As EU leaders became the latest group to join the coalition of the public and Conservative and Labour MPs to categorically express opposition to the Chequers proposals, the Institute for Economic Affairs launched their alternative, Plan A+ proposals, which redresses the faults of the Chequers proposals in delivering a Brexit that sees the UK take back control of its laws, borders and money.
It is worth noting that the Government’s Chequers proposals are riddled with pitfalls. In summary it retains membership of the single market for goods and agri-foods through its Common Rulebook, it rewords existing freedom of movement rules for a future mobility framework, and, through its commitment to continued UK membership of a swathe of EU agencies, a continued role for the European Court of Justice.
Therefore, in pursuit of an alternative that does not compromise on the wish of 17.4 million people for the UK to take back control of its laws, borders and money, the IEA’s Plan A+ models a future UK-EU relationship on an enhanced version of the EU-Canada CETA agreement. In doing so, the UK under the plan would regain a fully independent trade and regulatory policy for the first time in over forty years and would thus provide Britain the means to maximise the opportunities that Brexit brings.
On agriculture, Plan A+ does not commit to a Common Rulebook as Chequers outlines, but rather proposes to scrap quotas and tariffs on produce not produced in the UK, thereby allowing for cheaper produce to be imported to the UK from the rest of the world. This is assisted by a strategy to gradually liberalise tariffs, breaking down the protectionist barriers that inhibit increased volumes of trade and would likely have the consequence of further reducing prices and increasing choices for consumers.
Plan A+ adopts a similar approach to fisheries where tariffs would be lowered for seafood originating from outside UK waters, ensuring that prices are reduced, consumer choice increased and that British fisherman and are protected.
A pragmatic approach that does not compromise on the UK’s objectives to Brexit is necessary. Certainly, Plan A+ recognises that where EU agencies benefit the UK, mitigate against disruption and allow for the UK to retain control should see continued UK participation. One such example is the European Civil Aviation Authority (ECAA). Plan A+ proposes the UK remains a member of the agency as it would prevent any disruption to flights and aviation but yet not infringe on Britain’s ability to govern its airspace.
Further pragmatism can be observed in Plan A+’s proposals on immigration.
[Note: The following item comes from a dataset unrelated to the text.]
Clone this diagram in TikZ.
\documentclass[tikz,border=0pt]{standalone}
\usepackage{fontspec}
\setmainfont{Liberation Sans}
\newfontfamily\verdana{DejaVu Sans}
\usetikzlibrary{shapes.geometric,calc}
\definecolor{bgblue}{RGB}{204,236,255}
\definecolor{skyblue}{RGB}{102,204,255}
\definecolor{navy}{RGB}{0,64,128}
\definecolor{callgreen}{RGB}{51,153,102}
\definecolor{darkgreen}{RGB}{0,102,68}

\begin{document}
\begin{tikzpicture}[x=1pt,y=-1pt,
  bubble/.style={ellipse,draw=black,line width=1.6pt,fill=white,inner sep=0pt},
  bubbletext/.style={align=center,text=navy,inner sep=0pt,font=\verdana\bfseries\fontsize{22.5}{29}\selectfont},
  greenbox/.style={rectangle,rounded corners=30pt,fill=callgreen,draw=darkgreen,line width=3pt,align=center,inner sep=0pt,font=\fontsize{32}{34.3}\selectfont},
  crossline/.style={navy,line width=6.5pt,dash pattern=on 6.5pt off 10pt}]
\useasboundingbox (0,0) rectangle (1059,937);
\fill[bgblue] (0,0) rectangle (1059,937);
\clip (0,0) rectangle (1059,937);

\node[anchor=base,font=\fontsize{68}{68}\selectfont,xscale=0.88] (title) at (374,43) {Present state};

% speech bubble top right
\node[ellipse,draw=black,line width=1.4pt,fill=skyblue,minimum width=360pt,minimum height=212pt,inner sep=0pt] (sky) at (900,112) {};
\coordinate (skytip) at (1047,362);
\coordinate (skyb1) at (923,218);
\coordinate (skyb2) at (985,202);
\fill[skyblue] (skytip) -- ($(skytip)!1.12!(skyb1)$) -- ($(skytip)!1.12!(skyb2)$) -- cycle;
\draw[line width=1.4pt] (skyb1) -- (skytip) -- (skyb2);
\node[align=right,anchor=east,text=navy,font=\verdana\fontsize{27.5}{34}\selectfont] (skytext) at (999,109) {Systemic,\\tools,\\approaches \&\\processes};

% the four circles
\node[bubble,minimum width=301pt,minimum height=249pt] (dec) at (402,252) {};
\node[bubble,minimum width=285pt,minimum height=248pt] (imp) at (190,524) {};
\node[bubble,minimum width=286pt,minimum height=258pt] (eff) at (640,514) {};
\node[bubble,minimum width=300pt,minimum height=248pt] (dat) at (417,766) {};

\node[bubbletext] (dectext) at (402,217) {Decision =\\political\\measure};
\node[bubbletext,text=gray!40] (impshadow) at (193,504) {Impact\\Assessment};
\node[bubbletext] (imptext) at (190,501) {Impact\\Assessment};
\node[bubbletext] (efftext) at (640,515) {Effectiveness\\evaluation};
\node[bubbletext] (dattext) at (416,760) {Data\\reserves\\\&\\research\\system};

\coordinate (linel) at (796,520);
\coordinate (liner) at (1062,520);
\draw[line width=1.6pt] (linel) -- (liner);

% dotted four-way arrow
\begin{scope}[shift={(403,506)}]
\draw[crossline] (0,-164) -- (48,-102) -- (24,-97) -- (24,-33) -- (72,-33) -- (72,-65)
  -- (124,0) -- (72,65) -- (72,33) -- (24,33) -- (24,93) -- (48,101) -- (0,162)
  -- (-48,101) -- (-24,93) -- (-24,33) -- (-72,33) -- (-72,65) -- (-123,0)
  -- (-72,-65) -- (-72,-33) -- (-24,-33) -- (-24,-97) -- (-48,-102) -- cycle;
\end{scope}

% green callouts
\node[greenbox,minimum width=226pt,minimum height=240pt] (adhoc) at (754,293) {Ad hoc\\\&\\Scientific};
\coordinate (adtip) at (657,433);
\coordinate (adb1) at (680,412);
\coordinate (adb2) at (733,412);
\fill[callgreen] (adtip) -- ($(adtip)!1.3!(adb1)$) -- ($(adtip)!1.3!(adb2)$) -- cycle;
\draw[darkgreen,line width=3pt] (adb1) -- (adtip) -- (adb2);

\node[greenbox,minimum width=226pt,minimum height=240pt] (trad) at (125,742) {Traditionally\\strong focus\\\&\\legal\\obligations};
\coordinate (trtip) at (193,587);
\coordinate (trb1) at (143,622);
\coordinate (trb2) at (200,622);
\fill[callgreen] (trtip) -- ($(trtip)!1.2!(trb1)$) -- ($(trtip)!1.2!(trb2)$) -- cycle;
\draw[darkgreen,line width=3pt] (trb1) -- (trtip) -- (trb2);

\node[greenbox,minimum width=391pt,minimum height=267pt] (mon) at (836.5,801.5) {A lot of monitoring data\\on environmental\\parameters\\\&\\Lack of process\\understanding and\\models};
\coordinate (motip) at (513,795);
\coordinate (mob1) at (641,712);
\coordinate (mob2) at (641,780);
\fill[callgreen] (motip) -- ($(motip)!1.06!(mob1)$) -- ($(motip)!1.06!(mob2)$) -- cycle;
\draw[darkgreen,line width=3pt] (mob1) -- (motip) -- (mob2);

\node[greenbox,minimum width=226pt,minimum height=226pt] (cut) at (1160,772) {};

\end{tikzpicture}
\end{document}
Unlike Chequers, which commits to a rewording of existing freedom of movement rules, the IEA’s plan suggests a non-discriminatory skills-based policy to allow UK businesses to continue to have the wide scope of attracting the best talent and the highly skilled to contribute to Britain’s future outside the European Union.
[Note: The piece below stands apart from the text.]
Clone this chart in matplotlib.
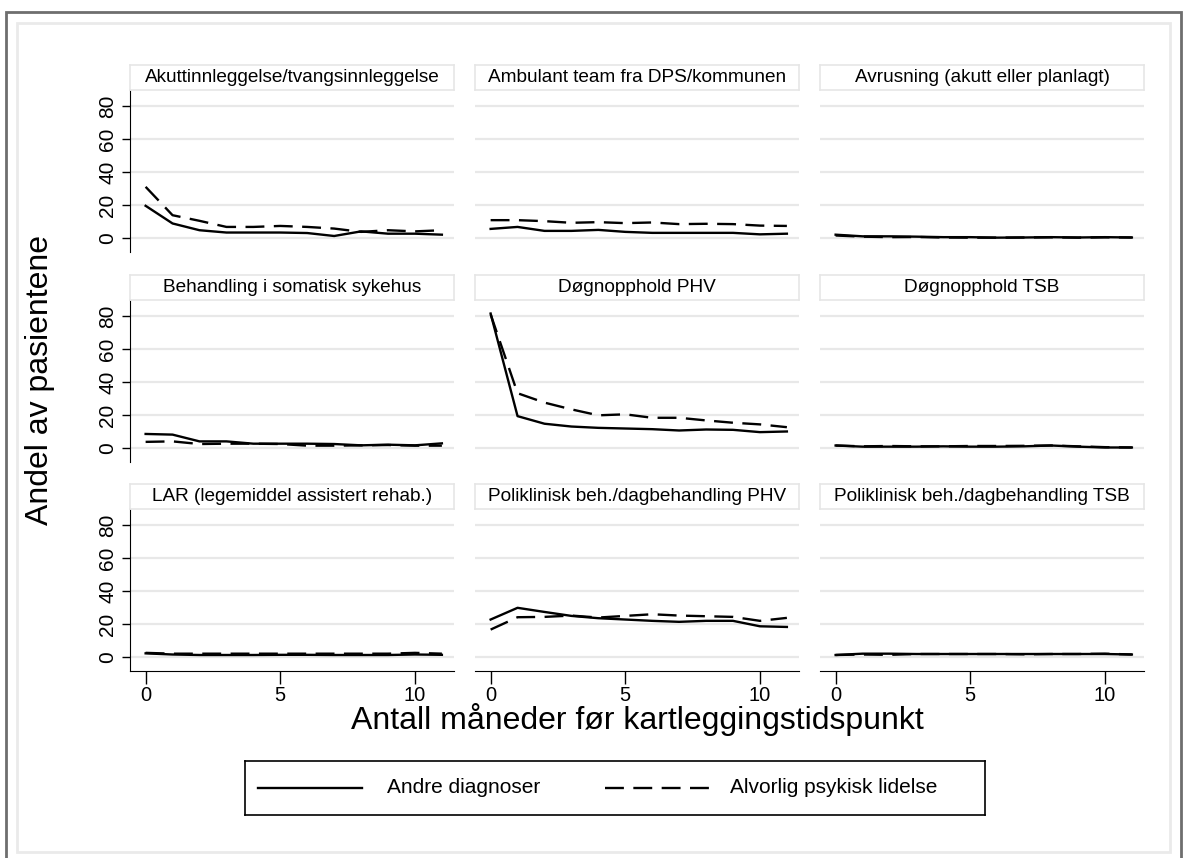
import matplotlib
matplotlib.use("Agg")
from matplotlib import pyplot as plt
from matplotlib.patches import Rectangle
import numpy as np

plt.rcParams['font.family'] = ['Liberation Sans', 'DejaVu Sans']

months = np.arange(12)

panel_titles = [
    "Akuttinnleggelse/tvangsinnleggelse",
    "Ambulant team fra DPS/kommunen",
    "Avrusning (akutt eller planlagt)",
    "Behandling i somatisk sykehus",
    "Døgnopphold PHV",
    "Døgnopphold TSB",
    "LAR (legemiddel assistert rehab.)",
    "Poliklinisk beh./dagbehandling PHV",
    "Poliklinisk beh./dagbehandling TSB",
]

# Andre diagnoser (solid)
andre_akutt = [19.5, 8.8, 4.7, 3.3, 3.3, 3.3, 3.0, 1.2, 4.0, 2.6, 2.6, 2.0]
andre_ambulant = [5.5, 6.7, 4.3, 4.3, 4.9, 3.7, 3.1, 3.1, 3.1, 3.1, 2.2, 2.6]
andre_avrusning = [2.0, 1.0, 1.0, 0.8, 0.5, 0.5, 0.2, 0.3, 0.5, 0.3, 0.5, 0.3]
andre_somatisk = [8.5, 8.1, 4.0, 4.0, 2.6, 2.6, 2.6, 2.4, 1.6, 2.0, 1.6, 2.8]
andre_dogn_phv = [81.5, 19.3, 14.7, 13.0, 12.2, 11.8, 11.4, 10.6, 11.2, 11.0, 9.6, 10.0]
andre_dogn_tsb = [1.5, 0.8, 0.8, 0.8, 1.0, 0.8, 0.8, 1.0, 1.5, 0.8, 0.3, 0.3]
andre_lar = [2.2, 1.5, 1.2, 1.2, 1.2, 1.3, 1.3, 1.2, 1.2, 1.2, 1.5, 1.3]
andre_pol_phv = [22.7, 29.8, 27.3, 24.9, 23.5, 22.7, 21.9, 21.3, 21.9, 21.9, 18.6, 18.2]
andre_pol_tsb = [1.2, 2.0, 2.0, 1.8, 1.8, 1.8, 1.8, 1.8, 1.8, 1.8, 1.8, 1.5]

# Alvorlig psykisk lidelse (dashed)
alv_akutt = [31.0, 13.8, 10.4, 6.7, 6.7, 7.3, 6.7, 5.7, 3.7, 4.7, 4.0, 4.7]
alv_ambulant = [10.8, 10.8, 10.2, 9.2, 9.6, 9.0, 9.4, 8.4, 8.6, 8.4, 7.5, 7.3]
alv_avrusning = [1.5, 0.8, 0.5, 0.6, 0.3, 0.2, 0.2, 0.3, 0.4, 0.2, 0.4, 0.3]
alv_somatisk = [3.7, 4.0, 2.4, 2.6, 2.6, 2.4, 1.4, 1.4, 1.6, 1.8, 1.4, 1.4]
alv_dogn_phv = [81.0, 33.2, 27.5, 23.4, 19.8, 20.4, 18.3, 18.3, 16.7, 15.3, 14.3, 12.6]
alv_dogn_tsb = [1.5, 1.0, 1.2, 1.0, 1.0, 1.2, 1.2, 1.3, 1.5, 1.0, 0.5, 0.3]
alv_lar = [2.5, 2.0, 2.0, 2.0, 2.0, 2.0, 2.0, 2.0, 2.0, 2.0, 2.5, 2.0]
alv_pol_phv = [16.6, 24.1, 24.3, 25.1, 23.9, 24.9, 25.9, 25.1, 24.7, 24.3, 21.9, 23.7]
alv_pol_tsb = [1.2, 1.5, 1.3, 1.8, 1.8, 1.8, 1.8, 1.6, 1.8, 1.8, 2.0, 1.5]

andre = [andre_akutt, andre_ambulant, andre_avrusning, andre_somatisk, andre_dogn_phv,
         andre_dogn_tsb, andre_lar, andre_pol_phv, andre_pol_tsb]
alvorlig = [alv_akutt, alv_ambulant, alv_avrusning, alv_somatisk, alv_dogn_phv,
            alv_dogn_tsb, alv_lar, alv_pol_phv, alv_pol_tsb]

W, H = 1184, 858
fig = plt.figure(figsize=(W / 100, H / 100), dpi=100)

# helpers: pixel coords -> figure fraction
def fx(x):
    return x / W

def fy(y):
    return 1 - y / H

fig.patches.append(Rectangle((fx(6), fy(870)), fx(1181) - fx(6), fy(12) - fy(870),
                             transform=fig.transFigure, fill=False,
                             edgecolor='#6e6e6e', linewidth=2))
fig.patches.append(Rectangle((fx(17), fy(852)), fx(1170) - fx(17), fy(23) - fy(852),
                             transform=fig.transFigure, fill=False,
                             edgecolor='#eaeaea', linewidth=2))

col_left = [130, 475, 820]
col_w = 324
row_top = [90, 300, 509]
row_h = 162
box_h = 25

ylo, yhi = -8.5, 89.7
xlo, xhi = -0.58, 11.45

for i in range(9):
    r, c = divmod(i, 3)
    x0 = col_left[c]
    y0 = row_top[r]
    ax = fig.add_axes([fx(x0), fy(y0 + row_h), fx(col_w), row_h / H])
    ax.set_xlim(xlo, xhi)
    ax.set_ylim(ylo, yhi)
    for g in [0, 20, 40, 60, 80]:
        ax.axhline(g, color='#e8e8e8', linewidth=1.6, zorder=0)
    ax.plot(months, andre[i], color='black', linewidth=1.7)
    ax.plot(months, alvorlig[i], color='black', linewidth=1.7, dashes=(8, 4))
    for s in ['top', 'right']:
        ax.spines[s].set_visible(False)
    ax.spines['left'].set_visible(c == 0)
    ax.spines['bottom'].set_visible(r == 2)
    ax.set_yticks([0, 20, 40, 60, 80])
    ax.set_xticks([0, 5, 10])
    if c == 0:
        ax.tick_params(axis='y', length=6, width=1, labelsize=15, pad=3)
        for lab in ax.get_yticklabels():
            lab.set_rotation(90)
            lab.set_va('center')
    else:
        ax.tick_params(axis='y', left=False, labelleft=False)
    if r == 2:
        ax.tick_params(axis='x', length=9, width=1, labelsize=14.5, pad=1.5)
    else:
        ax.tick_params(axis='x', bottom=False, labelbottom=False)
    # title box
    bax = fig.add_axes([fx(x0), fy(y0), fx(col_w), box_h / H])
    bax.set_xticks([])
    bax.set_yticks([])
    for s in bax.spines.values():
        s.set_edgecolor('#e6e6e6')
        s.set_linewidth(1.2)
    bax.text(0.5, 0.5, panel_titles[i], ha='center', va='center', fontsize=13.7)

fig.text(fx(40), fy(380), "Andel av pasientene", rotation=90, ha='center', va='center',
         fontsize=23)
fig.text(fx(637), fy(719), "Antall måneder før kartleggingstidspunkt", ha='center',
         va='center', fontsize=23)

# legend
lax = fig.add_axes([fx(245), fy(815), fx(985) - fx(245), (815 - 761) / H])
lax.set_xlim(245, 985)
lax.set_ylim(815, 761)
lax.set_xticks([])
lax.set_yticks([])
for s in lax.spines.values():
    s.set_linewidth(1.2)
lax.plot([258, 362], [788, 788], color='black', linewidth=1.7)
lax.text(387, 788, "Andre diagnoser", va='center', ha='left', fontsize=15)
lax.plot([605, 710], [788, 788], color='black', linewidth=1.7, dashes=(8, 4))
lax.text(730, 788, "Alvorlig psykisk lidelse", va='center', ha='left', fontsize=15)

fig.savefig("out.png", dpi=100)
Whether the prospect Britain changing its course in abandoning Chequers is uncertain, it is beyond question that the alternative Plan A+ delivers on the wishes of 17.4 million voters with its clear intention to agree a comprehensive free trade agreement with the EU, regain control over an independent trade and regulatory policy, but most saliently, reassert Parliament’s control over laws, borders and money.